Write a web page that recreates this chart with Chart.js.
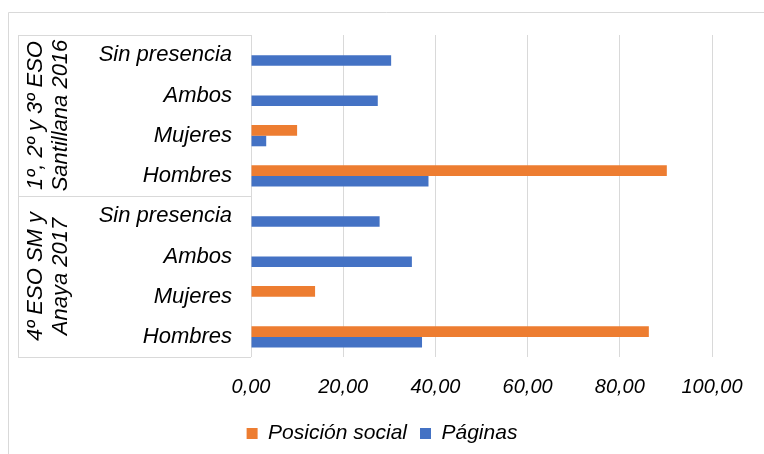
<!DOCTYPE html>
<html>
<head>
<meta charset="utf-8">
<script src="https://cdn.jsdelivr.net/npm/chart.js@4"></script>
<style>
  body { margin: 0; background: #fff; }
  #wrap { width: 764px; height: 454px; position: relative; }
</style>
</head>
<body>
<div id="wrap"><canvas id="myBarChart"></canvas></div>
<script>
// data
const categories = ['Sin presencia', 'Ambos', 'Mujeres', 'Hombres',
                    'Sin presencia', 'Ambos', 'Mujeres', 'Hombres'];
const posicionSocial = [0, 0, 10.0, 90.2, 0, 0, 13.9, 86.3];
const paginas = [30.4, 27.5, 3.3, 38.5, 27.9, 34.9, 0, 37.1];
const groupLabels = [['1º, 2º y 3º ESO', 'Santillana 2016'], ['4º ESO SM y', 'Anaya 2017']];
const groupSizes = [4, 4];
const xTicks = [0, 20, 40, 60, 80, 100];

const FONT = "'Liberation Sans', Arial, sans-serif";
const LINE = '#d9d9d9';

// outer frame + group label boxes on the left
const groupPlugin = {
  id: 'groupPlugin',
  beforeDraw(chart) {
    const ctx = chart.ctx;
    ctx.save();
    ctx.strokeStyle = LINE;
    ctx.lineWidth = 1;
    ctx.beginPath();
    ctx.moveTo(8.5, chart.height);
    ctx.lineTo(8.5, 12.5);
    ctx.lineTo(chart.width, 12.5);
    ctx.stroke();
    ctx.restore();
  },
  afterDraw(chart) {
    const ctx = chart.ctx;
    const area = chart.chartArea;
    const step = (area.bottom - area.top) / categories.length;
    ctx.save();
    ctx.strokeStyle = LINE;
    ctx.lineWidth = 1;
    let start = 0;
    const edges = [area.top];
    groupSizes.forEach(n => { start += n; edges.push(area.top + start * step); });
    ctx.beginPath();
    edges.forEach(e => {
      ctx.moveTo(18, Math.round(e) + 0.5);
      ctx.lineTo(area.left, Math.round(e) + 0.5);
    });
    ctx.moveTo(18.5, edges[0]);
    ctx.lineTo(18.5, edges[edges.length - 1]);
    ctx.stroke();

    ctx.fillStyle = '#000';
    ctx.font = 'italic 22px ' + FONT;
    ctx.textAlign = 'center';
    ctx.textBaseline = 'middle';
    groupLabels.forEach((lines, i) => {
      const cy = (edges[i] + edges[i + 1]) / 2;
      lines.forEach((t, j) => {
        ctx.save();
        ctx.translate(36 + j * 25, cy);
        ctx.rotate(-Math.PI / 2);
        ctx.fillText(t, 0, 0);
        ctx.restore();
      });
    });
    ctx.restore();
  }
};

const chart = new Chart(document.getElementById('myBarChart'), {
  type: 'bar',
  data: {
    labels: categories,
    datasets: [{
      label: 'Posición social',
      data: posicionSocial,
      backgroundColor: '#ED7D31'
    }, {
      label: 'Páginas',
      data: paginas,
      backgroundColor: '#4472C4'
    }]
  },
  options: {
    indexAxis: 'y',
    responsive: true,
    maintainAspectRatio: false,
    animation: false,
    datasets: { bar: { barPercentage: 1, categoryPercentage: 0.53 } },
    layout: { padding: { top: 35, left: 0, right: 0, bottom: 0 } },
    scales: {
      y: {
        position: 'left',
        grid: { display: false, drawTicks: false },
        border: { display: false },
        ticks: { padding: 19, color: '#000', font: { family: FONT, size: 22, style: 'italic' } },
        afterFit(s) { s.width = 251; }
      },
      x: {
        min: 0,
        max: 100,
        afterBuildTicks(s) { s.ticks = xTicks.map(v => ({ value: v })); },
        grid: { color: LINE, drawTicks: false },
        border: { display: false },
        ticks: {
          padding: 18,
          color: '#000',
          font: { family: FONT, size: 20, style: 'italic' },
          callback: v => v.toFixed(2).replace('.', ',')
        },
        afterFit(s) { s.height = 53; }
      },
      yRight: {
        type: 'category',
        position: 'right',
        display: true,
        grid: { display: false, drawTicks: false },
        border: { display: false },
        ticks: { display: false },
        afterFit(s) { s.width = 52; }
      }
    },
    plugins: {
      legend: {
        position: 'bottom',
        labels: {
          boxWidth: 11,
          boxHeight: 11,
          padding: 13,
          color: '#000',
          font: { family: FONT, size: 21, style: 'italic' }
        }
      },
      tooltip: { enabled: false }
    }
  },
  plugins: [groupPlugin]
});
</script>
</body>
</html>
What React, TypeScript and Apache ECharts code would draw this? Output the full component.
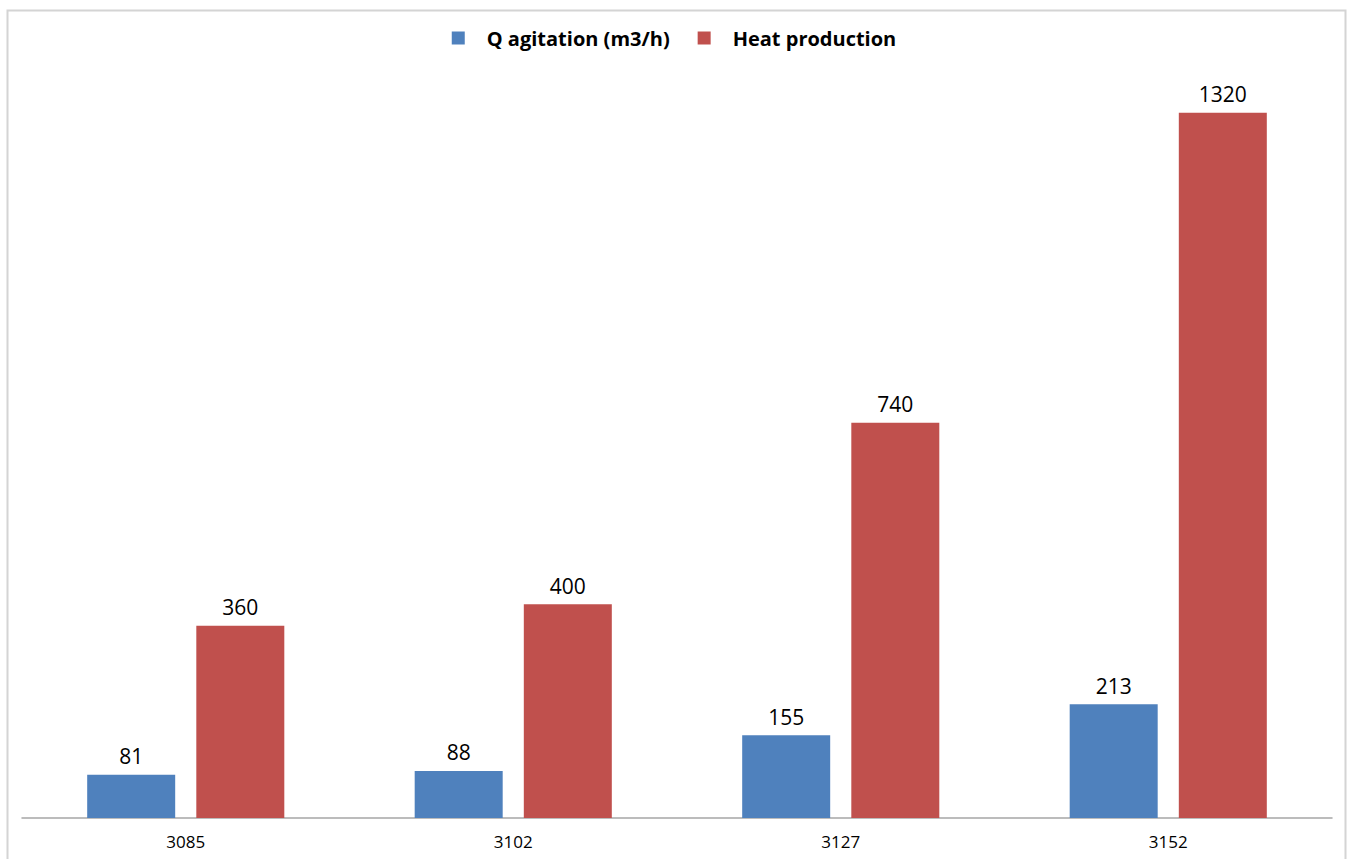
...
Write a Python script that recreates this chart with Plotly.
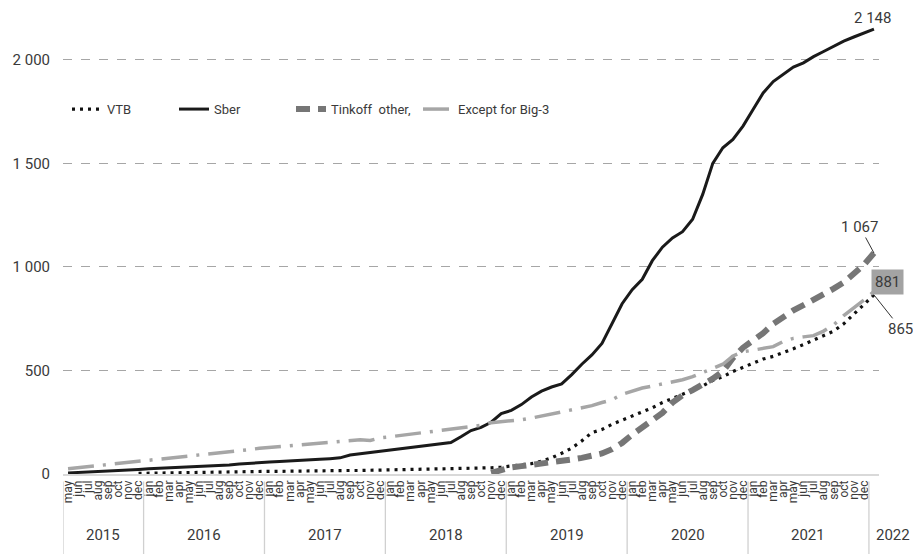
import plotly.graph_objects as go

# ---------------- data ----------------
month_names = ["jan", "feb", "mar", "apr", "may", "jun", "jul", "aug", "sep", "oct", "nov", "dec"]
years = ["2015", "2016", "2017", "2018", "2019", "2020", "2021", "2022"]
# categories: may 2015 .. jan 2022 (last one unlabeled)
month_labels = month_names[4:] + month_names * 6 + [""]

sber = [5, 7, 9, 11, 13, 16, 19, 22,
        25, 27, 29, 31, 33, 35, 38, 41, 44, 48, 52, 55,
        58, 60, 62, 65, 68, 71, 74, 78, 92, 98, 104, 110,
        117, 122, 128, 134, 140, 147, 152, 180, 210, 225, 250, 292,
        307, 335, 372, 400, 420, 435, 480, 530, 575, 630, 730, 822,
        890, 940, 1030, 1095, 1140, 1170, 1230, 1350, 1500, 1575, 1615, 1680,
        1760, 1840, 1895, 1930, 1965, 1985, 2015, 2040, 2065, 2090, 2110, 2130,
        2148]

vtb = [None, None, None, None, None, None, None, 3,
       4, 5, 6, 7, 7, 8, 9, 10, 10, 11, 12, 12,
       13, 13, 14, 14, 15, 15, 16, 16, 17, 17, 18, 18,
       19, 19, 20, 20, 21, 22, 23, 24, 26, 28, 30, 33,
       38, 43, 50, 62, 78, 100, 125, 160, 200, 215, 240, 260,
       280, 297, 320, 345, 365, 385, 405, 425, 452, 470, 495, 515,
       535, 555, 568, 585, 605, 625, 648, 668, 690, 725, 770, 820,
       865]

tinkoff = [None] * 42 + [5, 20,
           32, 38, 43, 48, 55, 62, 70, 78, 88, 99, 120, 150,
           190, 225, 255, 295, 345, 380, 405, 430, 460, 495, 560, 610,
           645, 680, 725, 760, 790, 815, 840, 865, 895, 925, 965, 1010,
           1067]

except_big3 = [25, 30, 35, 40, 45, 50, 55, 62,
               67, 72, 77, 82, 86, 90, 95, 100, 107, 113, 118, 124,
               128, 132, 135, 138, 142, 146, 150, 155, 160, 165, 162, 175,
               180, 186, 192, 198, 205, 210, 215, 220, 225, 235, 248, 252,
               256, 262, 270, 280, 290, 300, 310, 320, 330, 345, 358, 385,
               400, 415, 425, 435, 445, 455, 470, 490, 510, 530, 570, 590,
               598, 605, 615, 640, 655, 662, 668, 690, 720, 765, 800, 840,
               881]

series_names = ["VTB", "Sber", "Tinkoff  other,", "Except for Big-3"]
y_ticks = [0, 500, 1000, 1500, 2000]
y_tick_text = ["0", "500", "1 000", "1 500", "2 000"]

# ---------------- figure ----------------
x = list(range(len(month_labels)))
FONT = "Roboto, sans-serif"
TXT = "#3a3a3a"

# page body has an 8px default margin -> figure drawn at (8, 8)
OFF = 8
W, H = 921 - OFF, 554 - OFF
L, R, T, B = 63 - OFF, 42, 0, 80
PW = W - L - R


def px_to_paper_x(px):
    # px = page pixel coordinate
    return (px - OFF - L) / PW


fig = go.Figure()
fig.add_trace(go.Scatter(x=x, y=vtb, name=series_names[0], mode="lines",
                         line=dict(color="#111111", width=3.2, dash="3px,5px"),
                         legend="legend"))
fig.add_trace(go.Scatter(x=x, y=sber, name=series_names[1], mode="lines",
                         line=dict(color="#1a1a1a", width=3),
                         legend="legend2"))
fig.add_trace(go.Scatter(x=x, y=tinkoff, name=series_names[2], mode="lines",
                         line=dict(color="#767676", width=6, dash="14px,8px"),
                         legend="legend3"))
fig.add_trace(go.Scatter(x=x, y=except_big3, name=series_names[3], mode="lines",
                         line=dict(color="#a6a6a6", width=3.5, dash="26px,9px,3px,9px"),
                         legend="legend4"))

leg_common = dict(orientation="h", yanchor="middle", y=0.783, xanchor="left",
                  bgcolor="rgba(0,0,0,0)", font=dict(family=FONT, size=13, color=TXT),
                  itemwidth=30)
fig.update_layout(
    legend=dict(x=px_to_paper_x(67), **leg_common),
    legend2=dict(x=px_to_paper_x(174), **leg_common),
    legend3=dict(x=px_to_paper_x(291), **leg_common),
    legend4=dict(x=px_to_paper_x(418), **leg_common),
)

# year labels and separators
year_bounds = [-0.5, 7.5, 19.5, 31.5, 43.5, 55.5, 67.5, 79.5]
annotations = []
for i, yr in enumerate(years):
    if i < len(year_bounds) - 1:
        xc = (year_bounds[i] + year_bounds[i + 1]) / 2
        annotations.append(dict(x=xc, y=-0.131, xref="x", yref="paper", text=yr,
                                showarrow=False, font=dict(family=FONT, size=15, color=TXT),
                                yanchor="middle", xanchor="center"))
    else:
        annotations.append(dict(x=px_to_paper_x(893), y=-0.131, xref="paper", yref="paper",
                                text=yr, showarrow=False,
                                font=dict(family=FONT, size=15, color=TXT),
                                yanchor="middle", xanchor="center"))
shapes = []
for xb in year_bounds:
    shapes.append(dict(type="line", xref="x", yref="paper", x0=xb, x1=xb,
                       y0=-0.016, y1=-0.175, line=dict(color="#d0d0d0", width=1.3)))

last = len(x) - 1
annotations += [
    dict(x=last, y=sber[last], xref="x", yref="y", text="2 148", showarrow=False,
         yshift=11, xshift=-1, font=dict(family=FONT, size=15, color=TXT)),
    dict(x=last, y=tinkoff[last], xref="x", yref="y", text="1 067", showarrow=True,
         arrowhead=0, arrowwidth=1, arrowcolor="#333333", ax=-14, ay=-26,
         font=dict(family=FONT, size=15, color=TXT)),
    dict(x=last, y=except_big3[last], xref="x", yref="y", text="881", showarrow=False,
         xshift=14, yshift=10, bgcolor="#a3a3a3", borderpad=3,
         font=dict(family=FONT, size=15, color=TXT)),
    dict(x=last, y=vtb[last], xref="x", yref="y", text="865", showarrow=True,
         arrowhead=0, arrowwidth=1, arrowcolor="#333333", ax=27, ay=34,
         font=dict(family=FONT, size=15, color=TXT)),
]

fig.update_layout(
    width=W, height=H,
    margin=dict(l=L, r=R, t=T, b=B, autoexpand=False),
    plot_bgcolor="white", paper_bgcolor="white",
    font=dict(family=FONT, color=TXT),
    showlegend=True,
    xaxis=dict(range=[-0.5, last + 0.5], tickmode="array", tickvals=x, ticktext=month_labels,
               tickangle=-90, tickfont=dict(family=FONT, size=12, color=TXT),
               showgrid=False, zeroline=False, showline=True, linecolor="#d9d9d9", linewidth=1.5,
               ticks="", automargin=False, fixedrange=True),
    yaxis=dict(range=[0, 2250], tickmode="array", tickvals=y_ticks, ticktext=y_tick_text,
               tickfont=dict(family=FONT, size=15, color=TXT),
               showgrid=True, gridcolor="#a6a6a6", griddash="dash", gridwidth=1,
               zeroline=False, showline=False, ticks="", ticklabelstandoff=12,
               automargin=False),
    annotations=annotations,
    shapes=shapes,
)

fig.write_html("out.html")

## Given instruction
Scan the records for the string "recreates". Copy each line in which it appears.

## Full output
Write a web page that recreates this chart with Chart.js.
Write a Python script that recreates this chart with Plotly.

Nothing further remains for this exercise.